Large Hadron Collider restarts
Monday 25 April 2022
25th April 2022. CERN press release
The
world’s largest and most powerful particle accelerator has restarted
after a break of more than three years for maintenance, consolidation
and upgrade work. Today, 22 April, at 12:16 CEST, two beams of
protons circulated in opposite directions around the Large Hadron Collider’s 27-kilometre ring at their injection energy of 450 billion electronvolts (450 GeV).
“These
beams circulated at injection energy and contained a relatively small
number of protons. High-intensity, high-energy collisions are a couple
of months away,” says the Head of CERN’s Beams department, Rhodri Jones.
“But first beams represent the successful restart of the accelerator
after all the hard work of the long shutdown.”
“The
machines and facilities underwent major upgrades during the second long
shutdown of CERN’s accelerator complex,” says CERN’s Director for
Accelerators and Technology, Mike Lamont. “The LHC itself has undergone
an extensive consolidation programme and will now operate at an even
higher energy and, thanks to major improvements in the injector complex,
it will deliver significantly more data to the upgraded LHC
experiments.”
Pilot
beams circulated in the LHC for a brief period in October 2021.
However, the beams that circulated today mark not only the end of the
second long shutdown for the LHC but also the beginning of preparations
for four years of physics-data taking, which is expected to start this
summer.
Until
then, LHC experts will work around the clock to progressively
recommission the machine and safely ramp up the energy and intensity of
the beams before delivering collisions to the experiments at a record
energy of 13.6 trillion electronvolts (13.6 TeV).
This third run of the LHC, called Run 3, will see the machine’s experiments collecting data from collisions not only at a record energy but also in unparalleled numbers. The ATLAS and CMS experiments can each expect to receive more collisions during this physics run than in the two previous physics runs combined, while LHCb,
which underwent a complete revamp during the shutdown, can hope to see
its collision count increase by a factor of three. Meanwhile, ALICE, a
specialised detector for studying heavy-ion collisions, can expect a
fifty times increase in the total number of recorded ion collisions,
thanks to the recent completion of a major upgrade.
The unprecedented number of collisions will allow international teams of physicists at CERN and across the world to study the Higgs boson in great detail and put the Standard Model of particle physics and its various extensions to the most stringent tests yet.

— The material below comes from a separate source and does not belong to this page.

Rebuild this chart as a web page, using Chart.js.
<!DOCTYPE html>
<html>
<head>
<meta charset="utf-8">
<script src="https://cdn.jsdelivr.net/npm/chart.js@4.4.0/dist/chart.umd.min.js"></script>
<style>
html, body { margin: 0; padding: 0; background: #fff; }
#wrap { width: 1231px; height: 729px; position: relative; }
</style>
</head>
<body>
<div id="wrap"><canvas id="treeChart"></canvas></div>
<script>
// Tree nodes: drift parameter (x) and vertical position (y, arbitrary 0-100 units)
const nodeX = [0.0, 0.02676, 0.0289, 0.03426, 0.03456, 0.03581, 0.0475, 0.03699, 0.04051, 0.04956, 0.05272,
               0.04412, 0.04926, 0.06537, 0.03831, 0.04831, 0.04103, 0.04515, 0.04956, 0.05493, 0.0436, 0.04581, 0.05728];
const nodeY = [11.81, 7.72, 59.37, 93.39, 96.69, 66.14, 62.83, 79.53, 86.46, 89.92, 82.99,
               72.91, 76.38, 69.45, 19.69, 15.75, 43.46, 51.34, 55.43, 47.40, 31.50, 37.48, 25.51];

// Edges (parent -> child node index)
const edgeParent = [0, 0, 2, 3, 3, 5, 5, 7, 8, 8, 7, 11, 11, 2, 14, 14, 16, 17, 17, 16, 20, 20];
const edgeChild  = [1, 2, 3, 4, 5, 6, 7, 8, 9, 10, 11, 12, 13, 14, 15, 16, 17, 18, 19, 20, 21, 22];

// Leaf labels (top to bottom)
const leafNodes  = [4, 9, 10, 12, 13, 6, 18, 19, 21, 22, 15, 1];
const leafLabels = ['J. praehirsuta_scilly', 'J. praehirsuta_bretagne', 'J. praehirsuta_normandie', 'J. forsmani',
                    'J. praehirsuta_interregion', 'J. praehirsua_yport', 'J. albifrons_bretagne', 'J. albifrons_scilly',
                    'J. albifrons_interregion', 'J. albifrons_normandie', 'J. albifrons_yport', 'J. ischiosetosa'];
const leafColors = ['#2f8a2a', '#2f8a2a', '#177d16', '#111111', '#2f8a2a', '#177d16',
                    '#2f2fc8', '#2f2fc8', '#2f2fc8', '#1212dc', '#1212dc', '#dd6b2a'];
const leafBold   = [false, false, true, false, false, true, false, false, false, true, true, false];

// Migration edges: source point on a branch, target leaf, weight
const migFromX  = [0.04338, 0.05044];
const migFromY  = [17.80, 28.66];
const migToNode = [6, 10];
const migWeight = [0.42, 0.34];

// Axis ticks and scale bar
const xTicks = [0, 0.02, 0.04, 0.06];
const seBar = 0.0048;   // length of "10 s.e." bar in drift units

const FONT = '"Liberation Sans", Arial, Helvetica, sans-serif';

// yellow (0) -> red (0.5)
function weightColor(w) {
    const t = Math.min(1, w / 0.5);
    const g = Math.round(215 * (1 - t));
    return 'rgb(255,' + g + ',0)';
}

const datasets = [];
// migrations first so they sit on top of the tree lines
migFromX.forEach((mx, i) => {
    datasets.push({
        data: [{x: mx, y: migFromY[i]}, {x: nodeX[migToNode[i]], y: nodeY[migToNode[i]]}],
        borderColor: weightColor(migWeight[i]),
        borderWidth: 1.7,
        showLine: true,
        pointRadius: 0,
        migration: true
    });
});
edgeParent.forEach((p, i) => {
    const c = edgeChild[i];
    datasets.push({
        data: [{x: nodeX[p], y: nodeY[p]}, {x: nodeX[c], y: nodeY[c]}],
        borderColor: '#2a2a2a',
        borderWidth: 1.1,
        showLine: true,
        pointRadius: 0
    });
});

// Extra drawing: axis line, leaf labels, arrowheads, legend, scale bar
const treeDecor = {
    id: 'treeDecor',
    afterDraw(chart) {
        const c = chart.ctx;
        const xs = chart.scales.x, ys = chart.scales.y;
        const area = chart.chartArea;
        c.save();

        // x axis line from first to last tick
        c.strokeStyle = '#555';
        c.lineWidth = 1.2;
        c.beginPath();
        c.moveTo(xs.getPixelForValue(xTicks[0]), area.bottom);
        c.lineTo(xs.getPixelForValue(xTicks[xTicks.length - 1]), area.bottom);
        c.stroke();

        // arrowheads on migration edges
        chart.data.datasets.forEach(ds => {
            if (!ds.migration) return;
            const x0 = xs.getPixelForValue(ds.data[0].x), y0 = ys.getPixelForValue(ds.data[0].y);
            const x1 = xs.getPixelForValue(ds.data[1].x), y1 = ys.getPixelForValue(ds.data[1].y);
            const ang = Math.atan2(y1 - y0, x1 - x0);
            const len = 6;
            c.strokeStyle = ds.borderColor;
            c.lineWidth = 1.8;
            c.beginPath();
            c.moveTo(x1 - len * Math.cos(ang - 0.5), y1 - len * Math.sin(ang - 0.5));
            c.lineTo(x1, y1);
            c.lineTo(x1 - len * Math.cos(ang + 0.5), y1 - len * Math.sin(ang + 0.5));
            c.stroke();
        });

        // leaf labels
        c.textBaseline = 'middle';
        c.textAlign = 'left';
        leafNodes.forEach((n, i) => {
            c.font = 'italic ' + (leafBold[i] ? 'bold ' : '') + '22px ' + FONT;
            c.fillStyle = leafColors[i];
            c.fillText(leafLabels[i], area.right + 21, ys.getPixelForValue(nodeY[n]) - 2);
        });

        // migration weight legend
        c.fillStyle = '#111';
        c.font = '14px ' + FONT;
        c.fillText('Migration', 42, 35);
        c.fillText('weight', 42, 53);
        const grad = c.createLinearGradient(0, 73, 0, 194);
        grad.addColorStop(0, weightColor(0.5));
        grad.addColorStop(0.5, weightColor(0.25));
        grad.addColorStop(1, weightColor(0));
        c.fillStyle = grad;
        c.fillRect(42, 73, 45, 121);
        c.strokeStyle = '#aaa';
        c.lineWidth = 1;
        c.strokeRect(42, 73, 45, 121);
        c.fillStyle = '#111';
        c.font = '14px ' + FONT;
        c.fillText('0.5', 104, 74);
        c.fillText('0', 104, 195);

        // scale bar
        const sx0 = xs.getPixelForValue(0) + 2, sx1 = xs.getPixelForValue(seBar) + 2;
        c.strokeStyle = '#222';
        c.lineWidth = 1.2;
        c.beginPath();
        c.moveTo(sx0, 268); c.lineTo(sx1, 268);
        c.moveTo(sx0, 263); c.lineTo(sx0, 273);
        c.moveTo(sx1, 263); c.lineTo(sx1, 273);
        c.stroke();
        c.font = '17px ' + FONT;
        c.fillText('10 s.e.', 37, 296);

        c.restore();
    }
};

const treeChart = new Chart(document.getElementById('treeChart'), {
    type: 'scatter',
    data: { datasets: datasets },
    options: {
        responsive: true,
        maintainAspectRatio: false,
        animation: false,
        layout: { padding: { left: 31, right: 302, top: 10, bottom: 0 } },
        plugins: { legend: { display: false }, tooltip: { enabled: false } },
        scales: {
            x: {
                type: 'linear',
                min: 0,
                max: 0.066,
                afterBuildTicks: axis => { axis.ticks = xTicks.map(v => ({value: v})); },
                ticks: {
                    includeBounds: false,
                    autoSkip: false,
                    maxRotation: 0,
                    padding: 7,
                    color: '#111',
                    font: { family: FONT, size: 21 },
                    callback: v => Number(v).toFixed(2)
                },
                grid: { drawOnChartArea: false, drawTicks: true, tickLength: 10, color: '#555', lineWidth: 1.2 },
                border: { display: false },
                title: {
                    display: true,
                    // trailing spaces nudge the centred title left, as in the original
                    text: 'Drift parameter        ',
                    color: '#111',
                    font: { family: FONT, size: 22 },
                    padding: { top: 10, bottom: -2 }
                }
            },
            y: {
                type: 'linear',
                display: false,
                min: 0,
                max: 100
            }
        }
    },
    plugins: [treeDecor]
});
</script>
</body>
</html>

Other things to look forward to in Run 3 include the operation of two new experiments, FASER and SND@LHC, designed to look for physics beyond the Standard Model; special proton–helium collisions to measure how
often the antimatter counterparts of protons are produced in these
collisions; and collisions involving oxygen ions that will improve
physicists’ knowledge of cosmic-ray physics and the quark–gluon plasma, a state of matter that existed shortly after the Big Bang.